• Les Caves du Vatican, par André Gide

    André GideJ'avais lu dans mon adolescence ce roman, ou plutôt cette sotie, comme le disait Gide très attentif aux définitions, (Une sotie est  une pièce politique, d'actualité, jouée par les confréries de la fête des fous.)
    Il m'en restait quelques vagues choses. Lafcadio, l'acte gratuit...
    Je l'ai relu d'une traite. Amusé, intéressé, poussé vers l'avant par cette écriture qui manie avec délices la parodie, l'humour noir et le comique de situations.
    On est en 1890, période du grand combat entre le Vatican et les francs-maçons. Ces deux ennemis sont à couteaux tirés. Gide illustre cette bataille avec deux personnages. Anthime Armand-Dubois d'abord,haut dignitaire de la loge, scientifique, anti-clérical et boiteux, qui, après que sa nièce a prié pour lui, brise par protestation la main d'une statue de la Vierge et la voit apparaître la nuit dans sa chambre, qui de son moignon le guérit.
    Un miracle. Il se convertit donc avec éclat. L'Eglise l'utilise pour sa propagande puis le laisse tomber. Il perd alors toute sa fortune qui était gérée par la loge, accepte son sort misérable avec une humilité et une résignation de saint qui mettent en rage son beau-frère.
    Cet écrivain catholique ne trouve pas ça bien nécessaire et fera, lui, une conversion inverse après avoir rencontré le pape et avoir été refusé à l'Académie française.
    Heureusement, à la fin du livre, tout rentre dans l'ordre.
    Il y a une série d'autres protagonistes amusants dans ce texte à la structure complexe et rigoureuse sous sa fantaisie. Des quantités de personnages irrésistibles ou inquiétants. Des jeunes gens sans scrupules, des bourgeois bouffis de préjugés, des prostituées, des provinciaux coincés, des arnaqueurs qui dépouillent les riches catholiques en leur faisant croire que le pape est prisonnier dans les caves du Vatican. Des personnages qui ont plusieurs faces, qui se transforment, se griment.
    Et au centre du livre, on trouve le fameux acte gratuit, qui vient de Dostoiewski et de Nietsche.
    Lafcadio fait le bien et le mal avec la même désinvolture, se conduit en héros ou en voyou selon son bon plaisir, sauve des enfants d'un incendie ou tue un inconnu. Par défi à toutes les conventions. Par amour de la liberté.
    Mais le voilà, en fin de livre, rattrapé par son crime, poursuivi par lui. Se demandant s'il doit se dénoncer.

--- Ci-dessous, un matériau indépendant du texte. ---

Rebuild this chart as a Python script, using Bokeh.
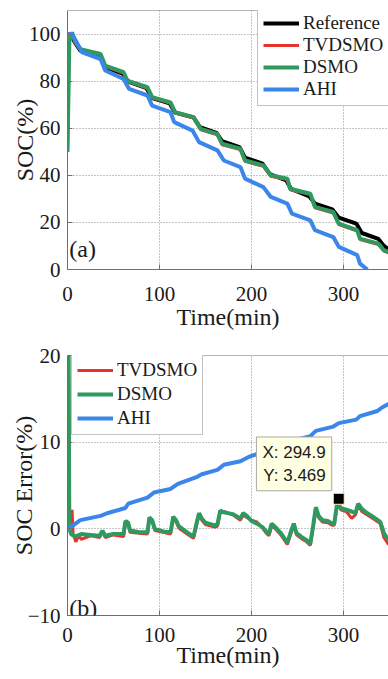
from bokeh.plotting import figure
from bokeh.layouts import column
from bokeh.models import Range1d, Legend, LegendItem, Label, Span, FixedTicker
from bokeh.embed import file_html
from bokeh.resources import INLINE

# ---------------- Panel (a): SOC (%) ----------------
ref_t = [0, 4, 8, 14, 35, 41, 60, 66, 86, 92, 111, 117, 137, 144, 162, 168, 187, 193,
         212, 220, 238, 243, 263, 269, 288, 295, 314, 320, 338, 344, 349, 355]
ref_soc = [100, 99.3, 96.5, 93, 90.6, 86, 83.2, 79.8, 77, 72.8, 70.6, 66.6, 64.6, 60.5,
           58, 54.5, 52, 47.5, 45, 40.5, 37.8, 34.2, 31, 28, 25.5, 22, 19.5, 15.5, 13,
           10, 8.5, 8]

tvd_t = [0, 2, 5, 8, 14, 36, 41, 61, 65, 87, 92, 112, 117, 137, 145, 163, 168, 188,
         193, 213, 221, 239, 242, 264, 269, 289, 295, 315, 318, 338, 344, 349, 355]
tvd_soc = [50, 97, 100.3, 96.4, 93.2, 91.1, 86.2, 83.4, 79.8, 77.0, 72.8, 70.6, 66.4,
           64.3, 59.3, 57.2, 53.0, 50.9, 45.9, 43.8, 39.6, 38.2, 33.9, 31.8, 26.2,
           24.0, 19.1, 16.3, 12.7, 10.6, 7.8, 7.1, 6.6]

dsmo_t = [0, 2, 5, 8, 14, 36, 41, 61, 65, 87, 92, 112, 117, 137, 145, 163, 168, 188,
          193, 213, 221, 239, 242, 264, 269, 289, 295, 315, 318, 338, 344, 349, 355]
dsmo_soc = [50, 97, 100.7, 97, 93.6, 91.5, 86.6, 83.8, 80.2, 77.4, 73.2, 71, 66.8,
            64.7, 59.7, 57.6, 53.4, 51.3, 46.3, 44.2, 40, 38.6, 34.3, 32.2, 26.6,
            24.4, 19.5, 16.7, 13.1, 11, 8.2, 7.5, 7]

ahi_t = [0, 5, 12, 16, 36, 41, 61, 67, 87, 92, 112, 116, 136, 143, 163, 170, 188,
         193, 213, 221, 239, 244, 264, 269, 289, 295, 315, 318, 326]
ahi_soc = [100, 100, 95, 92.2, 89.4, 84.5, 80.9, 76.7, 73.9, 69.6, 66.8, 62.6, 59,
           54.1, 50.6, 46.3, 43.5, 38.6, 35, 30.8, 28, 23.7, 20.9, 16.7, 13.8, 9.6,
           6.1, 2.5, 0]

# ---------------- Panel (b): SOC error (%) ----------------
err_dsmo_t = [0, 2, 4, 8, 15, 25, 35, 38, 41, 50, 61, 63, 66, 68, 78, 87, 89, 92, 95,
              104, 112, 115, 118, 121, 130, 137, 140, 143, 146, 150, 160, 163, 166,
              170, 180, 188, 191, 195, 200, 206, 212, 216, 219, 222, 226, 232, 239,
              243, 246, 249, 254, 260, 264, 267, 270, 273, 277, 283, 288, 290, 293,
              297, 303, 309, 313, 316, 320, 326, 332, 340, 342, 344, 349, 355]
err_dsmo = [50, 0, -0.6, -0.9, -0.6, -0.7, -0.8, -0.2, -0.8, -0.6, -0.6, 0.9, 0.7,
            -0.2, -0.4, -0.4, 1.3, 1.0, 0.0, -0.3, -0.4, 1.4, 1.0, 0.3, -0.4, -0.9,
            0.5, 1.8, 1.2, 0.7, 0.4, 0.5, 2.1, 1.9, 1.7, 1.2, 1.8, 1.5, 0.9, 0.6, 0.2,
            -0.3, -0.6, 0.6, 0.2, -0.5, -1.6, -0.3, 0.6, -0.5, -0.9, -1.3, -1.7, 0.3,
            2.5, 1.5, 1.0, 0.9, 0.6, 0.6, 2.8, 2.4, 2.2, 2.0, 1.8, 2.9, 2.3, 1.8, 1.4,
            0.8, 0.2, -0.5, -1.3, -1.5]

err_tvd_t = [0, 2, 5, 6, 9, 12, 15, 25, 35, 38, 41, 50, 61, 63, 66, 68, 78, 87, 89,
             92, 95, 104, 112, 115, 118, 121, 130, 137, 140, 143, 146, 150, 160, 163,
             166, 170, 180, 188, 191, 195, 200, 206, 212, 216, 219, 222, 226, 232,
             239, 243, 246, 249, 254, 260, 264, 267, 270, 273, 277, 283, 288, 290,
             293, 295, 297, 303, 309, 313, 316, 320, 326, 332, 340, 342, 344, 349,
             355]
err_tvd = [50, 0.5, 2.2, -0.5, -1.5, -0.8, -1.2, -0.8, -1.0, -0.3, -1.0, -0.7, -0.9,
           0.7, 0.5, -0.4, -0.5, -0.6, 1.1, 0.8, -0.2, -0.4, -0.6, 1.2, 0.8, 0.1,
           -0.6, -1.1, 0.3, 1.6, 1.0, 0.5, 0.2, 0.3, 1.9, 2.0, 1.6, 1.0, 1.6, 1.3,
           1.0, 0.8, 0.1, -0.5, -0.8, 0.4, 0.0, -0.7, -1.8, -0.5, 0.4, -0.7, -1.1,
           -1.5, -1.9, 0.1, 2.3, 1.3, 0.8, 0.7, 0.4, 0.4, 2.6, 3.469, 2.2, 2.0, 1.2,
           1.6, 2.7, 2.0, 1.6, 1.2, 0.6, -0.2, -1.0, -1.8, -2.0]

err_ahi_t = [0, 5, 14, 36, 43, 63, 66, 87, 94, 112, 120, 141, 146, 163, 170, 188, 197,
             213, 221, 239, 246, 264, 270, 289, 295, 314, 318, 337, 342, 349, 355]
err_ahi = [0, 0.3, 1.0, 1.5, 1.8, 2.4, 2.9, 3.6, 4.2, 4.6, 5.2, 6.0, 6.3, 6.8, 7.4,
           7.8, 8.3, 8.9, 9.3, 9.8, 10.2, 10.7, 11.3, 11.8, 12.2, 12.6, 13.0, 13.6,
           14.0, 14.4, 14.6]

tip_x = 294.9
tip_y = 3.469

x_ticks = [0, 100, 200, 300]
soc_ticks = [0, 20, 40, 60, 80, 100]
err_ticks = [-10, 0, 10, 20]

C_REF = "#000000"
C_TVD = "#e8332f"
C_DSMO = "#2e9a5f"
C_AHI = "#3a86ea"
AX = "#6e6e6e"
SERIF = "Liberation Serif"


def style(p, yticks, ylabel, xstand, xlabstand):
    p.outline_line_color = None
    p.background_fill_color = "white"
    p.border_fill_color = "white"
    for ax in (p.xaxis[0], p.yaxis[0]):
        ax.axis_line_color = AX
        ax.major_tick_line_color = AX
        ax.major_tick_in = 5
        ax.major_tick_out = 0
        ax.minor_tick_line_color = None
        ax.major_label_text_font = SERIF
        ax.major_label_text_font_size = "21px"
        ax.major_label_text_color = "#1a1a1a"
        ax.axis_label_text_font = SERIF
        ax.axis_label_text_font_size = "24px"
        ax.axis_label_text_font_style = "normal"
        ax.axis_label_text_color = "#1a1a1a"
    p.xaxis[0].ticker = FixedTicker(ticks=x_ticks)
    p.yaxis[0].ticker = FixedTicker(ticks=yticks)
    p.xaxis[0].axis_label = "Time(min)"
    p.yaxis[0].axis_label = ylabel
    p.xaxis[0].major_label_standoff = xstand
    p.xaxis[0].axis_label_standoff = xlabstand
    p.yaxis[0].major_label_standoff = 7
    p.yaxis[0].axis_label_standoff = -12
    for g in (p.xgrid[0], p.ygrid[0]):
        g.grid_line_color = "#8a8a8a"
        g.grid_line_dash = "1 2"
        g.grid_line_width = 1
    p.xgrid[0].ticker = FixedTicker(ticks=x_ticks)
    p.ygrid[0].ticker = FixedTicker(ticks=yticks)


# ---------- figure (a) ----------
pa = figure(width=388, height=340, output_backend="svg", toolbar_location=None,
            x_range=Range1d(0, 349), y_range=Range1d(0, 110),
            min_border_left=67, min_border_right=0, min_border_top=10,
            min_border_bottom=71)
style(pa, soc_ticks, "SOC(%)", 17, 0)
pa.add_layout(Span(location=110, dimension="width", line_color=AX, line_width=1))

r_ref = pa.line(ref_t, ref_soc, line_color=C_REF, line_width=4)
r_tvd = pa.line(tvd_t, tvd_soc, line_color=C_TVD, line_width=3)
r_dsmo = pa.line(dsmo_t, dsmo_soc, line_color=C_DSMO, line_width=4)
r_ahi = pa.line(ahi_t, ahi_soc, line_color=C_AHI, line_width=4)

leg_a = Legend(items=[LegendItem(label="Reference", renderers=[r_ref]),
                      LegendItem(label="TVDSMO", renderers=[r_tvd]),
                      LegendItem(label="DSMO", renderers=[r_dsmo]),
                      LegendItem(label="AHI", renderers=[r_ahi])],
               location=(190, 163), spacing=0)
pa.add_layout(leg_a)

pa.add_layout(Label(x=2, y=8.9, text="(a)", text_font=SERIF, text_font_size="24px",
                    text_align="left", text_baseline="middle", text_color="#1a1a1a"))

# ---------- figure (b) ----------
pb = figure(width=388, height=339, output_backend="svg", toolbar_location=None,
            x_range=Range1d(0, 349), y_range=Range1d(-10, 20),
            min_border_left=67, min_border_right=0, min_border_top=15,
            min_border_bottom=64)
style(pb, err_ticks, "SOC Error(%)", 12, -3)
pb.add_layout(Span(location=20, dimension="width", line_color=AX, line_width=1))

e_tvd = pb.line(err_tvd_t, err_tvd, line_color=C_TVD, line_width=3)
e_dsmo = pb.line(err_dsmo_t, err_dsmo, line_color=C_DSMO, line_width=4)
e_ahi = pb.line(err_ahi_t, err_ahi, line_color=C_AHI, line_width=4)

pb.scatter([tip_x], [tip_y], marker="square", size=11, fill_color="black",
           line_color="#fff6cc", line_width=1)

pb.add_layout(Label(x=tip_x, y=tip_y, text="X: %s\nY: %s" % (tip_x, tip_y),
                    x_offset=-7, y_offset=8, text_align="right",
                    text_baseline="bottom", text_font="Liberation Sans",
                    text_font_size="17px", text_color="#1a1a1a",
                    background_fill_color="#ffffe1", border_line_color="#a8a8a8",
                    padding=6))

leg_b = Legend(items=[LegendItem(label="TVDSMO", renderers=[e_tvd]),
                      LegendItem(label="DSMO", renderers=[e_dsmo]),
                      LegendItem(label="AHI", renderers=[e_ahi])],
               location=(4, 180), spacing=2)
pb.add_layout(leg_b)

pb.add_layout(Label(x=2, y=-9.1, text="(b)", text_font=SERIF, text_font_size="24px",
                    text_align="left", text_baseline="middle", text_color="#1a1a1a"))

for leg in (leg_a, leg_b):
    leg.label_text_font = SERIF
    leg.label_text_font_size = "19px"
    leg.label_text_color = "#1a1a1a"
    leg.glyph_width = 36
    leg.glyph_height = 18
    leg.label_height = 18
    leg.label_standoff = 4
    leg.padding = 5
    leg.margin = 0
    leg.border_line_color = "#888888"
    leg.border_line_width = 1
    leg.background_fill_color = "white"
    leg.background_fill_alpha = 1

layout = column(pa, pb, spacing=0)
open("out.html", "w").write(file_html(layout, INLINE))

    Le fera-t-il ? Suspense (ça se termine comme ça, alors qu'il vient de passer une nuit d'amour avec sa nièce).
    Immoral ? En tout cas iconoclaste. Contre les bien-pensants de tous bords. Montrant que la société est remplie d'imposteurs qui se jouent parfois eux-mêmes. Attaquant toutes les croyances au nom d'une liberté personnelle mais semblant la borner tout de même à la liberté des autres, et à des actes dont on doit, de toute façon, assumer les conséquences.